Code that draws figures
========
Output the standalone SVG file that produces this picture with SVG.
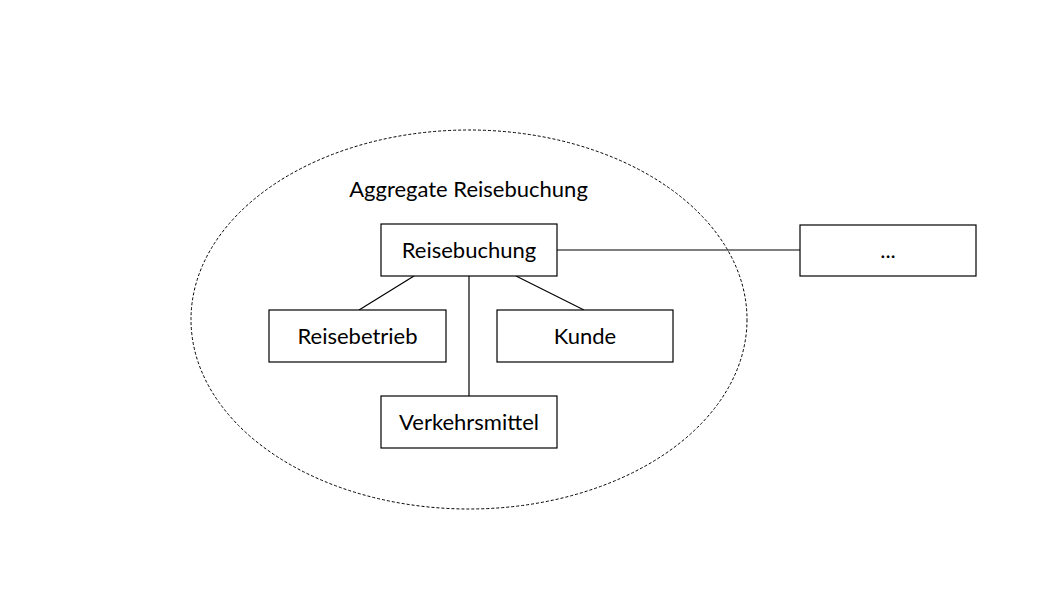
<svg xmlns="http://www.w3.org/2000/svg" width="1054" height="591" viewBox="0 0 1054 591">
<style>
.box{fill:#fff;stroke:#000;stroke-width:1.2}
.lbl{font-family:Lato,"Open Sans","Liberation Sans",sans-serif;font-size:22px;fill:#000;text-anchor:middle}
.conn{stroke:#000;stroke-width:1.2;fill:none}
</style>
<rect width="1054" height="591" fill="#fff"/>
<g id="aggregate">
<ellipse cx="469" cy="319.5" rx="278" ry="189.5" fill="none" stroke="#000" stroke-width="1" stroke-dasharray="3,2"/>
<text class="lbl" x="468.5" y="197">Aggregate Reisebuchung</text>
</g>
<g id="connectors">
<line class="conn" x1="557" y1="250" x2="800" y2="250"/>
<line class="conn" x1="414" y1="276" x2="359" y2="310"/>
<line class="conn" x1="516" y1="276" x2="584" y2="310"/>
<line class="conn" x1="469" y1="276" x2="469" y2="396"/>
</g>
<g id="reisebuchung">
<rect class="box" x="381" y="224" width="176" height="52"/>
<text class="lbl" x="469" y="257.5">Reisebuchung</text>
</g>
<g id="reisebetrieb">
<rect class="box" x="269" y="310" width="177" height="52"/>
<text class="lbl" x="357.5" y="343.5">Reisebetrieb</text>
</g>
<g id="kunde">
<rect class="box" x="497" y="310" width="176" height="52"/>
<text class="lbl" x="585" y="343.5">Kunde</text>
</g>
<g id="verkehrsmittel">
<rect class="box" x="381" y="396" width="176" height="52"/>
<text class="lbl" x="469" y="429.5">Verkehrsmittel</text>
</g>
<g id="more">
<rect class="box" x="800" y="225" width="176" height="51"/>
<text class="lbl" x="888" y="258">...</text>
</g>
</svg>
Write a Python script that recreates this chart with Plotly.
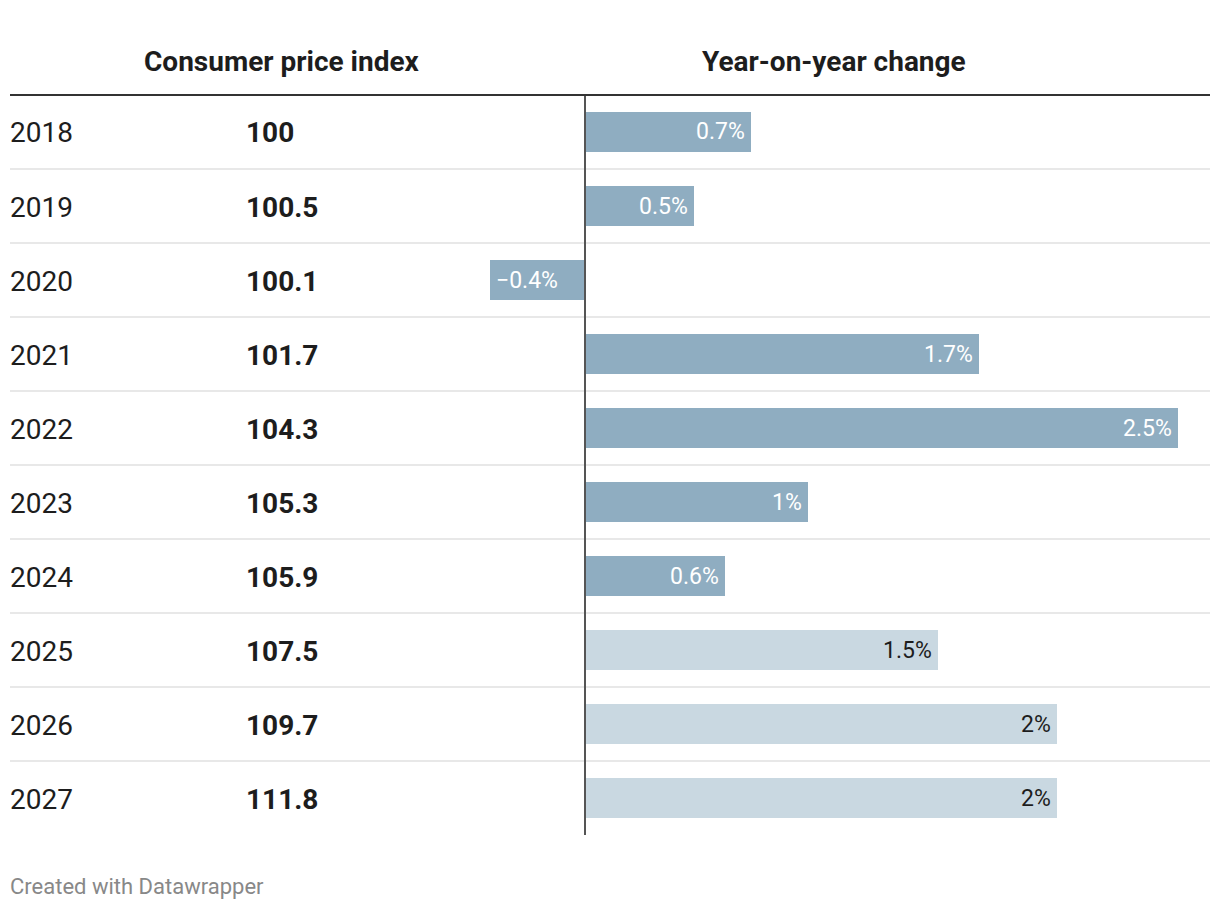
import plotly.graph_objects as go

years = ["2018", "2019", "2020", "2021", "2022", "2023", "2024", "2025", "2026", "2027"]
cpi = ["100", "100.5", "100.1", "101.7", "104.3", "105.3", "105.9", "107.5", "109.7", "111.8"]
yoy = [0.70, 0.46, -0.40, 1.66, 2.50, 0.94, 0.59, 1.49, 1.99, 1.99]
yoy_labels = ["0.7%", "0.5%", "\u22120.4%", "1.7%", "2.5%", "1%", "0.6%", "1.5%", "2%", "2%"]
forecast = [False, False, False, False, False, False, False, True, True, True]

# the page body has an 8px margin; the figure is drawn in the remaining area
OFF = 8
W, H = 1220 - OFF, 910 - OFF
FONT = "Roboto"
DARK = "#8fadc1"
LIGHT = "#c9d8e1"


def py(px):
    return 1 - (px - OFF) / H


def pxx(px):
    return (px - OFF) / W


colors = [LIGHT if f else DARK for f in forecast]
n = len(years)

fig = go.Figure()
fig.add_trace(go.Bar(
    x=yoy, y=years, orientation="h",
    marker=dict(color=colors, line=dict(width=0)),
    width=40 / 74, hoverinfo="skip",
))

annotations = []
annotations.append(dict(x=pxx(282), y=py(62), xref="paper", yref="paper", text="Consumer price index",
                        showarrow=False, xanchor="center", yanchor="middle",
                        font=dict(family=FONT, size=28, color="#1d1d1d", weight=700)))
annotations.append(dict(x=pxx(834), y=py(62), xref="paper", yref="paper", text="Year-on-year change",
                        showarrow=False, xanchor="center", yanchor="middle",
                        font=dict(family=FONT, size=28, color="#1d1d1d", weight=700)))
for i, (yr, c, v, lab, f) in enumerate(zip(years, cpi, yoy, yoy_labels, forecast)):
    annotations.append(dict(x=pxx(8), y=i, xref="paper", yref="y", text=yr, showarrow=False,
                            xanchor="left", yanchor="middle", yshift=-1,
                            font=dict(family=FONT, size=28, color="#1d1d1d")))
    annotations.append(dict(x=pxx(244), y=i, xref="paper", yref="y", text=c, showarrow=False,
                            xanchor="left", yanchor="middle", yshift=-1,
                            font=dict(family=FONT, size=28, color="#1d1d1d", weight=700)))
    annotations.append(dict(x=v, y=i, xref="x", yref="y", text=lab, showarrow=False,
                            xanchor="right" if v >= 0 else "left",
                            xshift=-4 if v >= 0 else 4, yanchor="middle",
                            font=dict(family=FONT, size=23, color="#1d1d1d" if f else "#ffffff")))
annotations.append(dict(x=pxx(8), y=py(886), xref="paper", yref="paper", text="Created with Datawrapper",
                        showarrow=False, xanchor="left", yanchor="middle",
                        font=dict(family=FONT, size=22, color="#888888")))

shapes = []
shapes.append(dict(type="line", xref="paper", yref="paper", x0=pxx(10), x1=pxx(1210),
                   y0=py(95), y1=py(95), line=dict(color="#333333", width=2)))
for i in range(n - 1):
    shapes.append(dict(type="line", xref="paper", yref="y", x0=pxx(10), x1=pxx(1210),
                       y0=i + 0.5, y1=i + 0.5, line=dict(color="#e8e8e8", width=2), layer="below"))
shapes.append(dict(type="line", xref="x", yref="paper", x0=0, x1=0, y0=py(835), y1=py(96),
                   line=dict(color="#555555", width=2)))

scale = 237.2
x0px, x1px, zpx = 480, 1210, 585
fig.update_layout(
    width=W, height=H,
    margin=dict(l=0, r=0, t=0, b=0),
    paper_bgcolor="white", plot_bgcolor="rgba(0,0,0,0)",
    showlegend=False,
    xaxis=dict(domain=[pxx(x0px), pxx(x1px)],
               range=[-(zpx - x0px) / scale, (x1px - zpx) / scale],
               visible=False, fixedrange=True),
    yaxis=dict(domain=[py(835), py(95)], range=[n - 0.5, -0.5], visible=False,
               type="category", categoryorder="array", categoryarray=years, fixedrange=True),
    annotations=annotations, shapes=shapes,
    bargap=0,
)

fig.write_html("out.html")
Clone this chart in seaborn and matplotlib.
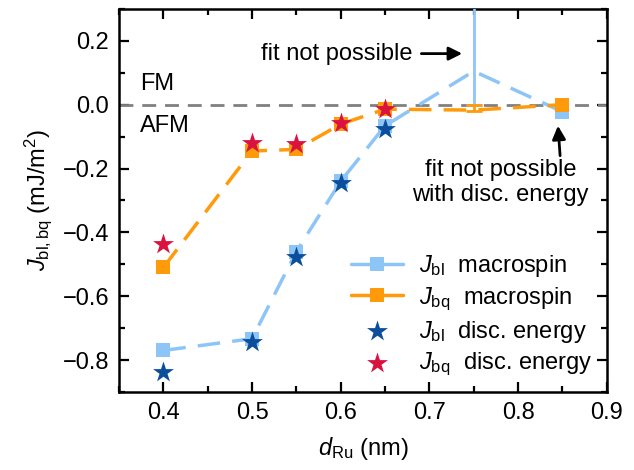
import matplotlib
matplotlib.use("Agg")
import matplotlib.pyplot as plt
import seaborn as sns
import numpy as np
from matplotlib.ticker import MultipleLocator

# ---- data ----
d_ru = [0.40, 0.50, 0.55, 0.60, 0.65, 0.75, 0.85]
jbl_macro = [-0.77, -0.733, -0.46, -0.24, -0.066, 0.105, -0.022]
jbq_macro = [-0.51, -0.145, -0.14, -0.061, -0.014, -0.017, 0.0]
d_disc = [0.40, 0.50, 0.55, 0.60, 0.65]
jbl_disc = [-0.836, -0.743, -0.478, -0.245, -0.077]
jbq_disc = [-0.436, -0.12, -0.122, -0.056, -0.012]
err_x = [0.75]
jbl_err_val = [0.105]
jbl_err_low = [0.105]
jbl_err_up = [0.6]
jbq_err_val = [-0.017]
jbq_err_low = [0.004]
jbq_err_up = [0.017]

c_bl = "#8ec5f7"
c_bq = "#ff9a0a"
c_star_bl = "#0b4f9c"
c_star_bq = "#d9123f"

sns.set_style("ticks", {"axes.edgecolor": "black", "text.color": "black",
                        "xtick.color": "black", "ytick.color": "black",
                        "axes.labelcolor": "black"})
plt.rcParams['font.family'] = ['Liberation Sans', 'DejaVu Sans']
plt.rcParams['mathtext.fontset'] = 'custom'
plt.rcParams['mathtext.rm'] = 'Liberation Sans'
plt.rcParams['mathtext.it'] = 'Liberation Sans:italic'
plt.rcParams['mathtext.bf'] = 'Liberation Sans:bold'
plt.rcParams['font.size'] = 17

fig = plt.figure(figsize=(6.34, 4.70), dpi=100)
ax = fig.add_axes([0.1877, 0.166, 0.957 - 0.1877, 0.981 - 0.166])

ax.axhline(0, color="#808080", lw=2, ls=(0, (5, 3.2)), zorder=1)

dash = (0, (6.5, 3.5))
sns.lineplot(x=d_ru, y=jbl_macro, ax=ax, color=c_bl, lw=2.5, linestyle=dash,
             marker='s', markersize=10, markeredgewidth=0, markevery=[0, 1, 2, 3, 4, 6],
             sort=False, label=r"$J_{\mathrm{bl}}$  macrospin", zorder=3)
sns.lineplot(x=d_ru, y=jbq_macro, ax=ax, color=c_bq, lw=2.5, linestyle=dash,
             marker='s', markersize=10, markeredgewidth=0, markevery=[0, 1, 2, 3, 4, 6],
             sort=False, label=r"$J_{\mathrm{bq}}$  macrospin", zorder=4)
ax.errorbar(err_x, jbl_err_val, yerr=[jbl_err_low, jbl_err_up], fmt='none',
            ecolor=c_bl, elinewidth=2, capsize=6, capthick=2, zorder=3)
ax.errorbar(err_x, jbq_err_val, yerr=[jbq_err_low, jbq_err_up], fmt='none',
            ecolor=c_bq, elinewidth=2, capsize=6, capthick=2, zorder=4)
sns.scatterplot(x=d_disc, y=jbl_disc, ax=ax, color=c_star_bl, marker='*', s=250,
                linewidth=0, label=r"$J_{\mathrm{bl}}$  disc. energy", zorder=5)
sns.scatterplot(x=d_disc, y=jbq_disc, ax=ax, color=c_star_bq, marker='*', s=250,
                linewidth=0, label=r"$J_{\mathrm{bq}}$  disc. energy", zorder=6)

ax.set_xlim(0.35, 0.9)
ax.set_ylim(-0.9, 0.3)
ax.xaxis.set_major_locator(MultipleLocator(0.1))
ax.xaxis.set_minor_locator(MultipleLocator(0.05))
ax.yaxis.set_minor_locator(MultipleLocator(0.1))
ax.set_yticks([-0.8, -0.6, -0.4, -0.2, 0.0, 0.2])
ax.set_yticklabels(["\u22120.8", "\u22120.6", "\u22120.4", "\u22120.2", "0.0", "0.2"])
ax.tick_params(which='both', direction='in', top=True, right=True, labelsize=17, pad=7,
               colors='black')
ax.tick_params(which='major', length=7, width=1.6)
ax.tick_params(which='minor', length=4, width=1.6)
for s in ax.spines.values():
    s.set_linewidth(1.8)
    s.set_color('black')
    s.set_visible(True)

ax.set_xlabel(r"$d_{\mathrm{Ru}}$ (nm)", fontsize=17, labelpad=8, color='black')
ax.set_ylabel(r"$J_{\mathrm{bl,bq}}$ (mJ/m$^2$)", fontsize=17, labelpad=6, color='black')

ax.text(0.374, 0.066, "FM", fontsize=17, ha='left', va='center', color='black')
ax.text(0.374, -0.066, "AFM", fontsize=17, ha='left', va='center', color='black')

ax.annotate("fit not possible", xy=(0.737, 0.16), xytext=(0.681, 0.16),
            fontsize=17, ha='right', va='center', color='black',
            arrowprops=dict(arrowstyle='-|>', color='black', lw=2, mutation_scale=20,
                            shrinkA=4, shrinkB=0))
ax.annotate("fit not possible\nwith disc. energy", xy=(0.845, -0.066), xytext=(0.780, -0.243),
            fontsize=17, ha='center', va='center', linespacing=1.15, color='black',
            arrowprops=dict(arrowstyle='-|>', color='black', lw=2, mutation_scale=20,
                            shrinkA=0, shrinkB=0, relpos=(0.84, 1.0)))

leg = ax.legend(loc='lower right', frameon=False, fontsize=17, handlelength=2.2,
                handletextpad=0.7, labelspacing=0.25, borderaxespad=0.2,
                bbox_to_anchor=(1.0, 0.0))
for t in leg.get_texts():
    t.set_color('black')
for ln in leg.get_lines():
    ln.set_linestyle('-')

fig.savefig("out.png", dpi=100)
========
Exercise
Exactly and only the lines from the line with "Write a Python" to the line with "import plotly.graph_objects as go", both ends included, should be echoed. Do not carry over the pictures.

Worked solution
Write a Python script that recreates this chart with Plotly.
import plotly.graph_objects as go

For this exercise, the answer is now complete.